When Jack Dorsey started Square, he wanted to reinvent both sides of the payments network. He wanted Square to be both the way merchants accept payments and the way consumers make them. It’s never gotten real traction on the consumer side. Back in 2012, it looked like it might happen when Square signed a deal to power mobile payments in every Starbucks. But consumers hardly noticed, and Square was forced to call the deal a success because it helped prove that its payments systems would work with merchants of any size.
Today, we’re told there are two factions within Square. One is led by Dorsey, who still believes that Square can still own both sides of the payments network. The other, perhaps more powerful faction, is led by Rajaram. Its view is that Square, a $US6 billion company, could become a $US25 billion company like Intuit, if it hunkers down and makes really great products for small businesses.
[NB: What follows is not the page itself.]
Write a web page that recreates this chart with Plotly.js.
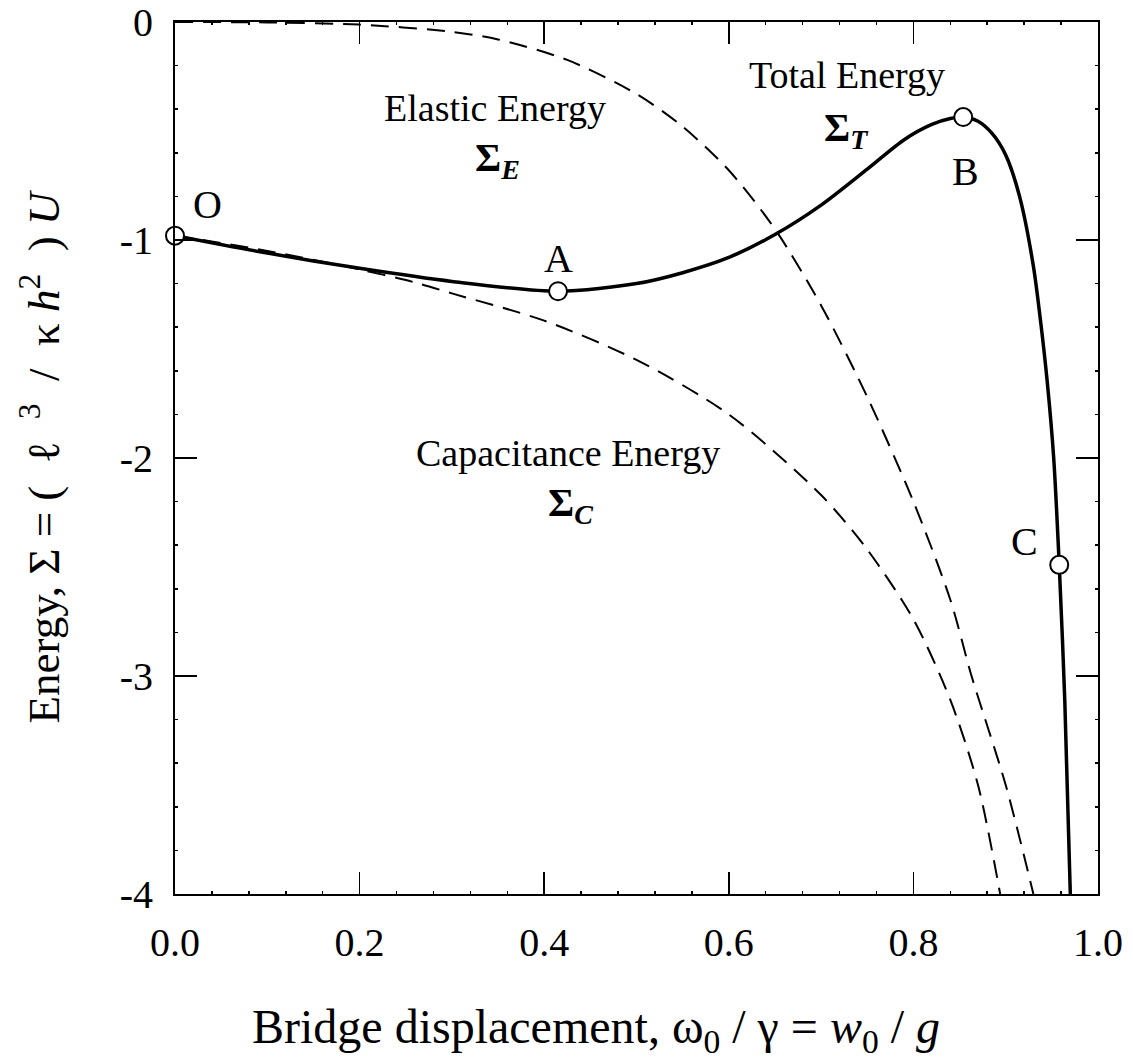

Does Jack Dorsey want to spend the rest of his life making great products for small businesses?
Through a Square spokesman, Dorsey declined to be interviewed for this article, so we were unable to ask him directly.
A current Square employee tells us Dorsey finds the idea of running $US6 billion — or even $US8 billion — enterprise payments company “boring.”
Another says that, actually, Dorsey often talks about how he’s motivated by the idea that Square is helping small businesses thrive because small businesses create jobs.
According to “Hatching Twitter,” when Dorsey was running Twitter, he would daydream about quitting — sometimes to sail by himself to Hawaii, sometimes to become a fashion designer. Dorsey has also often talked about how he wants to be the mayor of New York City someday.
Maybe he’s wondering what Steve Jobs would do.